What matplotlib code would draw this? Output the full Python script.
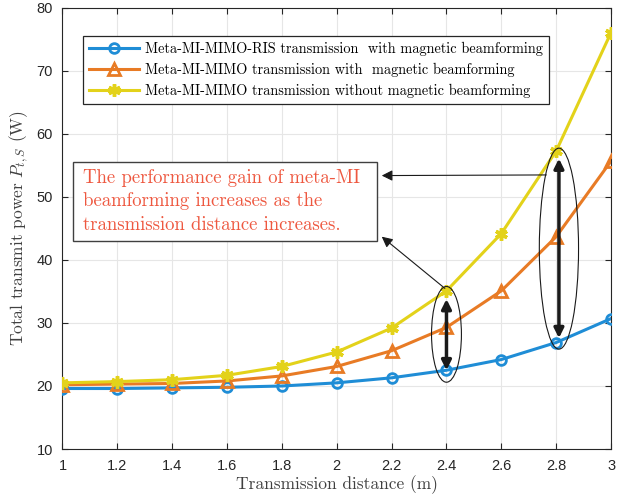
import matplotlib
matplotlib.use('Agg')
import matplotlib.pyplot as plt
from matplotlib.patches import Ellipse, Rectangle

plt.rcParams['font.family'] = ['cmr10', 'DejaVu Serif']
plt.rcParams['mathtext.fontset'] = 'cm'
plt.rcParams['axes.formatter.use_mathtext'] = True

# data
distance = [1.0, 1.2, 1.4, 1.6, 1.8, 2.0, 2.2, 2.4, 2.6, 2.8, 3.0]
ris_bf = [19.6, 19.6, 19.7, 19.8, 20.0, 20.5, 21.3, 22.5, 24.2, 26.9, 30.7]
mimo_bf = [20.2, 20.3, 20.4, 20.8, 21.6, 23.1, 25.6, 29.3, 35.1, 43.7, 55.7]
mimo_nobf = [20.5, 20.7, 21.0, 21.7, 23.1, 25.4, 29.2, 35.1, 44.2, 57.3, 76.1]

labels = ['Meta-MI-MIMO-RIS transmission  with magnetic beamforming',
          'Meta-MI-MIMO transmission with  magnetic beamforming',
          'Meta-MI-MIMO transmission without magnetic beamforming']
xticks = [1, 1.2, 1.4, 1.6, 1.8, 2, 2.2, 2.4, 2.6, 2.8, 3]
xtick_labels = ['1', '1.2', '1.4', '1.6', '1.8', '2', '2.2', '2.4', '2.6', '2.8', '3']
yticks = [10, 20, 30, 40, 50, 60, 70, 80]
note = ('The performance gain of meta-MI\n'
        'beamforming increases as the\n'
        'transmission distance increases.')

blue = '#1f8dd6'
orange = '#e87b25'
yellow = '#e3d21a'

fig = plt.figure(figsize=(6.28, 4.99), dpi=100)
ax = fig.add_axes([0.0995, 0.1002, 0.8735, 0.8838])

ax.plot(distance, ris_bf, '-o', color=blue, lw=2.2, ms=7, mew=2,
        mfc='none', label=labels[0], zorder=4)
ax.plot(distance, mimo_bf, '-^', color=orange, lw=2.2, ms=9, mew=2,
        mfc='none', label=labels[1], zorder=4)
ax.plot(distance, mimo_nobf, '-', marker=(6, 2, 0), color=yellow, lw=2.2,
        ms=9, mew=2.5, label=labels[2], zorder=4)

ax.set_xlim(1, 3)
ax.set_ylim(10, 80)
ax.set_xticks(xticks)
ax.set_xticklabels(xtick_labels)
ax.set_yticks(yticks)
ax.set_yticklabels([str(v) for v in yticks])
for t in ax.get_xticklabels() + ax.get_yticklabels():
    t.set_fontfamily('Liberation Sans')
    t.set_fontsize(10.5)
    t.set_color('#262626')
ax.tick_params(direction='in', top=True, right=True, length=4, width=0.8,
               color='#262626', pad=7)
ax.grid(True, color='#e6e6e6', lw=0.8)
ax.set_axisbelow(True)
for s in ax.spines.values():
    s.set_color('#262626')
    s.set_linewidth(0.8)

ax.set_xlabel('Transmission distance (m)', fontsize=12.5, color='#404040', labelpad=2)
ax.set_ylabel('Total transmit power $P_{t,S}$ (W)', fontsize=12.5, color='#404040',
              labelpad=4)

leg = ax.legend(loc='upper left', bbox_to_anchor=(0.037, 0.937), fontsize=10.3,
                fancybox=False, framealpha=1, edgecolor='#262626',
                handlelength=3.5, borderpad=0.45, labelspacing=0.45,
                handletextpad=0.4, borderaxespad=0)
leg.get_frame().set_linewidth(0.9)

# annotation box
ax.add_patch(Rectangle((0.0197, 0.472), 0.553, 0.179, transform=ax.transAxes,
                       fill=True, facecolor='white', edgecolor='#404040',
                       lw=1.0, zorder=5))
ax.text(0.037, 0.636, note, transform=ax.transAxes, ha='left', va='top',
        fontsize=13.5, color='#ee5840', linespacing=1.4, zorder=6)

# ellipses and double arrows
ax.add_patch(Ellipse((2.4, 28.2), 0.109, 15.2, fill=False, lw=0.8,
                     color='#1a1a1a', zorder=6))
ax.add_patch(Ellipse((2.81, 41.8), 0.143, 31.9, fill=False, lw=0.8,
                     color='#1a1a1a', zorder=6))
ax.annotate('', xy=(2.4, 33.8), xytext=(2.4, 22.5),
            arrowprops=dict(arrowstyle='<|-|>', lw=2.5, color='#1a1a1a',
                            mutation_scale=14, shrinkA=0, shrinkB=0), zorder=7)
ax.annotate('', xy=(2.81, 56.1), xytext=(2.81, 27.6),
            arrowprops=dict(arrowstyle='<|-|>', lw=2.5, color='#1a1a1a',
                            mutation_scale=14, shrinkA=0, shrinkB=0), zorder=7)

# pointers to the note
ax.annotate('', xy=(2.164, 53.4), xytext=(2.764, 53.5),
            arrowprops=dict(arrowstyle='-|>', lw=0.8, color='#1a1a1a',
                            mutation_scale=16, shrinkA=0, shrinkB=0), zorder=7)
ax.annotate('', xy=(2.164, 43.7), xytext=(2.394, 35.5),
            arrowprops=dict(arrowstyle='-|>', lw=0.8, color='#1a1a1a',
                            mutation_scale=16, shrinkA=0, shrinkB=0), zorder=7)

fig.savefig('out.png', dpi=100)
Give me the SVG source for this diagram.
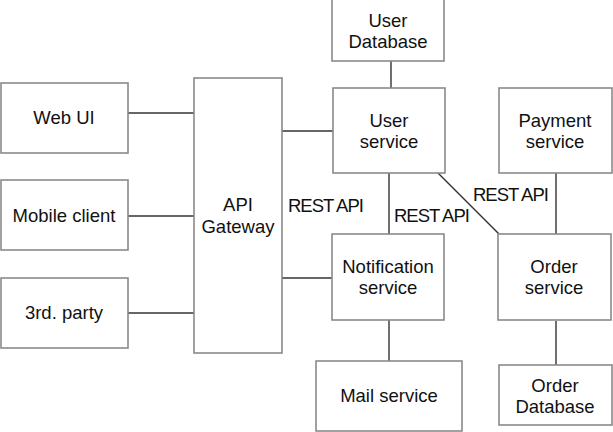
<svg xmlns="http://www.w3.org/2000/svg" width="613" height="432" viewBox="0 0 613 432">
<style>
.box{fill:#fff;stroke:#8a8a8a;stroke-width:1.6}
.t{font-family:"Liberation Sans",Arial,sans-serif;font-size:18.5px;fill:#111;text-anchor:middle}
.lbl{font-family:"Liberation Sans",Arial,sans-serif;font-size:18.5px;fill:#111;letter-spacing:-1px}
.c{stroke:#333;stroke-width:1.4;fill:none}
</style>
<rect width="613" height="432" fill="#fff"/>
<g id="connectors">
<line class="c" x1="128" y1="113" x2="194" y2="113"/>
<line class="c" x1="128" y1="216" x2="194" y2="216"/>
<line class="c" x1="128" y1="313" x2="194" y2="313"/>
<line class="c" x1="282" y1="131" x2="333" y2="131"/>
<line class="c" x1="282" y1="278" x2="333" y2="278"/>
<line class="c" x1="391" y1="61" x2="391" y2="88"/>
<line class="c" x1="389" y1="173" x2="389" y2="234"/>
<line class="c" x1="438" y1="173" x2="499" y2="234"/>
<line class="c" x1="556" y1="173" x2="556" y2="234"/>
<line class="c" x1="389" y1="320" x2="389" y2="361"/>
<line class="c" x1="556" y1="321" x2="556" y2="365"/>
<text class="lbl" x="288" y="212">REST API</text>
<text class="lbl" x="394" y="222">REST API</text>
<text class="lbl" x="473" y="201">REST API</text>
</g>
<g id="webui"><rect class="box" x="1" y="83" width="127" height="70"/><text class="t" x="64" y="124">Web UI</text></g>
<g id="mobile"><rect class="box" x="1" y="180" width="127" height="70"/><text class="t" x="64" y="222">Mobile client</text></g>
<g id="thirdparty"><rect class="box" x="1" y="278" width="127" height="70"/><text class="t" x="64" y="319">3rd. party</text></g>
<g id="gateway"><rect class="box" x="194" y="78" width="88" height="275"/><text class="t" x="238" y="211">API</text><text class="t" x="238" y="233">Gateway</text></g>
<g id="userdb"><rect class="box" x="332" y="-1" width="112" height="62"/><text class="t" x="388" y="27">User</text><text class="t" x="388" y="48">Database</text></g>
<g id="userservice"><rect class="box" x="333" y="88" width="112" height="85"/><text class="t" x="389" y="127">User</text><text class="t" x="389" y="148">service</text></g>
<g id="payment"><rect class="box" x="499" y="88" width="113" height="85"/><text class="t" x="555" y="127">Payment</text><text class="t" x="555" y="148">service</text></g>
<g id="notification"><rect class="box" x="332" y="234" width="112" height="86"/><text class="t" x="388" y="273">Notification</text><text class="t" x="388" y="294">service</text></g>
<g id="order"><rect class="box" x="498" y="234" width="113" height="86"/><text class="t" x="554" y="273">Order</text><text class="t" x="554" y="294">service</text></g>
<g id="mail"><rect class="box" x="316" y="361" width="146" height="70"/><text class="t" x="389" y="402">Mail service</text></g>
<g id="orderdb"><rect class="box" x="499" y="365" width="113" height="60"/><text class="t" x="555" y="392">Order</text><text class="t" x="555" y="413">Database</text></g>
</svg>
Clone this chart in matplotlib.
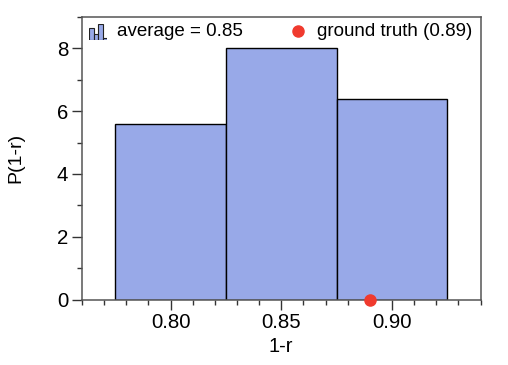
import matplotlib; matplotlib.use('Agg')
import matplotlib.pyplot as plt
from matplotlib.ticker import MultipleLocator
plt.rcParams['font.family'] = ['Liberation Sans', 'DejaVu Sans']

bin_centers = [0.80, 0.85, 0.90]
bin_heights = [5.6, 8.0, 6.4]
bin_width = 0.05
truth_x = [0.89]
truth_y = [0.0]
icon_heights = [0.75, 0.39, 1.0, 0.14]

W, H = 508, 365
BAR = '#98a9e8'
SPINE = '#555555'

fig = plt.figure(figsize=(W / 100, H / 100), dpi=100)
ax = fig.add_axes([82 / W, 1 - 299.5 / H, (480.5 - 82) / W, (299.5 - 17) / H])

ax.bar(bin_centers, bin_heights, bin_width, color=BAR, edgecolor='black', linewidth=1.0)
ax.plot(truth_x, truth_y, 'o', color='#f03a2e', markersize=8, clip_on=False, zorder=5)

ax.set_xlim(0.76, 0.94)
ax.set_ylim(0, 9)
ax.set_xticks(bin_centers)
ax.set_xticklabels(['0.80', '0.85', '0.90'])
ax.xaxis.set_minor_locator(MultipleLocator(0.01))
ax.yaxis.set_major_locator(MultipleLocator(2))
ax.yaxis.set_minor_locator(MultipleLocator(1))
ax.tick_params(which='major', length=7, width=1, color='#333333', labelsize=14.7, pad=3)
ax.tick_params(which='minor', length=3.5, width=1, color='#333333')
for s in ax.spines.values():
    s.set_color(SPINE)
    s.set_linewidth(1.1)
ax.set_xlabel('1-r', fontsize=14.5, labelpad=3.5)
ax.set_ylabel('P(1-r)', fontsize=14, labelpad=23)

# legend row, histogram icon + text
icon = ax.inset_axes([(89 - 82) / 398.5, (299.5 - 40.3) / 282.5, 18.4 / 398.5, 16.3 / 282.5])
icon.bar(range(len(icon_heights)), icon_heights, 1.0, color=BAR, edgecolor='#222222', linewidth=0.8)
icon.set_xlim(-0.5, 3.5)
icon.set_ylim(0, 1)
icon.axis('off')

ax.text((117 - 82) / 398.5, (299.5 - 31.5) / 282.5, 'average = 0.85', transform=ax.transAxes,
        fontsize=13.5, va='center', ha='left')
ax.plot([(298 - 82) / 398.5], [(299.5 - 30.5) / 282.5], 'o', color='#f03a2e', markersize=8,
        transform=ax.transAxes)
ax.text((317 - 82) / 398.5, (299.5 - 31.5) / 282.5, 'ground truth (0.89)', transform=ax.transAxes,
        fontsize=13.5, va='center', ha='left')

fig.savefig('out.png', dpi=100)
********************
Identify and list each line with the word "matplotlib".

=== The solution ===
What matplotlib code would draw this? Output the full Python script.
import matplotlib
matplotlib.use('Agg')
import matplotlib.pyplot as plt
from matplotlib.patches import Ellipse, Rectangle
Clone this chart in matplotlib.
import matplotlib; matplotlib.use('Agg')
import matplotlib.pyplot as plt
from matplotlib.ticker import MultipleLocator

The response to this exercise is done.